>> BEGIN

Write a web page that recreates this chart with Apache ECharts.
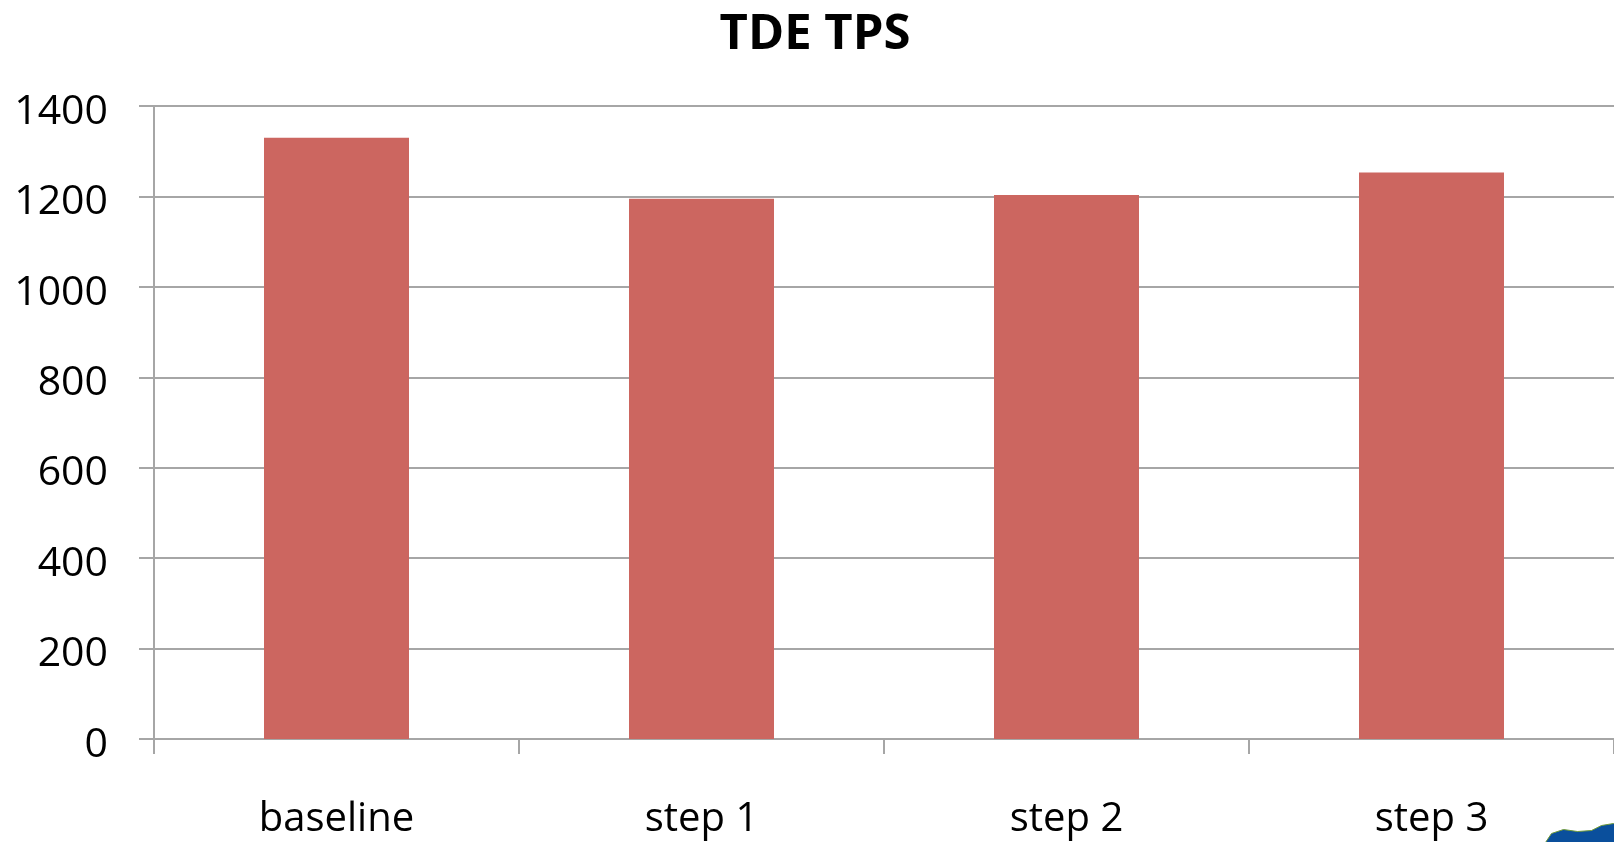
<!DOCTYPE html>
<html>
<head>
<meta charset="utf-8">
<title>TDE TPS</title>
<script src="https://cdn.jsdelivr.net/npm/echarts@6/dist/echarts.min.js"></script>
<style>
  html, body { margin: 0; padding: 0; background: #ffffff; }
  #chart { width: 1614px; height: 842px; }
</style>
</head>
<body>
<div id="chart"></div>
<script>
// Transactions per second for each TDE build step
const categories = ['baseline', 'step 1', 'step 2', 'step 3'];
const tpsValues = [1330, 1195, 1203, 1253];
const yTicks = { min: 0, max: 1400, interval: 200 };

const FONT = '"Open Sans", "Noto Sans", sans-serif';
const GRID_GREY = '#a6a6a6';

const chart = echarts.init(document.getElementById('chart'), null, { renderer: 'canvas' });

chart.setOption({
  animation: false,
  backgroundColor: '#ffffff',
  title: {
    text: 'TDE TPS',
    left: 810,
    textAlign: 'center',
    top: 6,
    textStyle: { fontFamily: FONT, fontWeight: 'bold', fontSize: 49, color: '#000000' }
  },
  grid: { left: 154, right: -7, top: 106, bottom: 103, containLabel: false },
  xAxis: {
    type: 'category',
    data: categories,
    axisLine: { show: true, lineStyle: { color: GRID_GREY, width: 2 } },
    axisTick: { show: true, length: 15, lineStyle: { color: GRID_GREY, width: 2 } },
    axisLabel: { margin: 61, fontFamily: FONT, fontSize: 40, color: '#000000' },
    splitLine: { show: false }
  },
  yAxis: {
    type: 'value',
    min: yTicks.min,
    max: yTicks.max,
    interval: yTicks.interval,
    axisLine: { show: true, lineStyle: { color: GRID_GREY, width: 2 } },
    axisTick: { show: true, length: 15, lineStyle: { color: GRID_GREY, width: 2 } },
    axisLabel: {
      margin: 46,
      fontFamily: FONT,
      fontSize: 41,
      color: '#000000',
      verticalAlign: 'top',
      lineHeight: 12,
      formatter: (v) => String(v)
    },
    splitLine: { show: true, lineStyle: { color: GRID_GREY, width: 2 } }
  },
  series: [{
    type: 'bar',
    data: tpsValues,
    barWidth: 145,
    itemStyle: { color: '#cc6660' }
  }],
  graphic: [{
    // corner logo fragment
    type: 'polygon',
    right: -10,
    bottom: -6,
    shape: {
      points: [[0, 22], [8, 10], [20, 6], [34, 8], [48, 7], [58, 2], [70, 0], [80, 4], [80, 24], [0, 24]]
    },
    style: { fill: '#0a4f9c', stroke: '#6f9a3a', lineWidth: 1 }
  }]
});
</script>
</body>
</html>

>> END

SHORT EXERCISE: Transcribe the opening line of the listing above, please, and every line after it through the line with "const GRID_GREY = '#a6a6a6';", word for word, without pictures.

FINISHED ANSWER:
Write a web page that recreates this chart with Apache ECharts.
<!DOCTYPE html>
<html>
<head>
<meta charset="utf-8">
<title>TDE TPS</title>
<script src="https://cdn.jsdelivr.net/npm/echarts@6/dist/echarts.min.js"></script>
<style>
  html, body { margin: 0; padding: 0; background: #ffffff; }
  #chart { width: 1614px; height: 842px; }
</style>
</head>
<body>
<div id="chart"></div>
<script>
// Transactions per second for each TDE build step
const categories = ['baseline', 'step 1', 'step 2', 'step 3'];
const tpsValues = [1330, 1195, 1203, 1253];
const yTicks = { min: 0, max: 1400, interval: 200 };

const FONT = '"Open Sans", "Noto Sans", sans-serif';
const GRID_GREY = '#a6a6a6';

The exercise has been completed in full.